Congratulations to Reel Canada for its over-the-top success yesterday pulling off the world's biggest one-day film festival -- ever!

From coast to coast to coast on April 19, Canadian-made films screened at more than 1,700 different venues as part of National Canadian Film Day 150. Reel Canada founders Sharon Corder and Jack Blum decided to aim high for the sesquicentennial outing of the annual one-day extravaganza, hoping to have a total of about 800 screenings. (That would have been a stunning accomplishment, doubling the number of screenings held by NCFD in the previous year.)

But the kick-ass NCFD team led by Jessica Smith knocked it outta the park, organizing an astonishing 1,700 screenings in Canada and around the world.
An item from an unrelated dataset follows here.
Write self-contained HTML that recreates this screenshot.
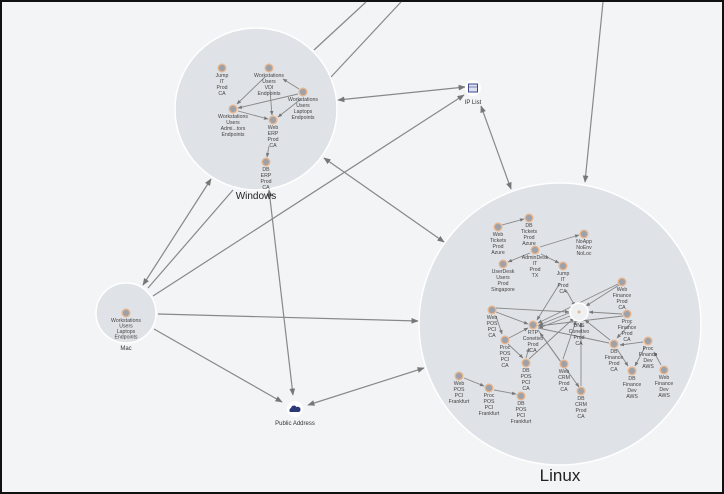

Some venues screened classics, like Meatballs and Mon Oncle Antoine, while others showed less well-known gems like Still Mine (one of my absolute personal favourites.)

At the Barbara Frum Atrium at CBC headquarters in downtown Toronto, where I happened to find myself yesterday, energetic NCFD staff spread the good word about Canadian movies, while handing out T-shirts, bookbags, flags, pins and Reel Canada film catalogues. In the evening, Breakaway, the 2011 crowd pleaser about a Sikh hockey player who goes against his father's wishes, screened in the atrium with star Vinay Virmani in attendance.

A shout-out to all who made the event such a dazzling success, from the student volunteers to Corder and Blum themselves.

NCFD team member Emily Howell, working at the CBC atrium on Wednesday, April 19, with pal Dylan and a moose with no name. Hundreds of people enjoyed the Robert Lieberman-directed film Breakaway, which screened at the atrium Wednesday evening.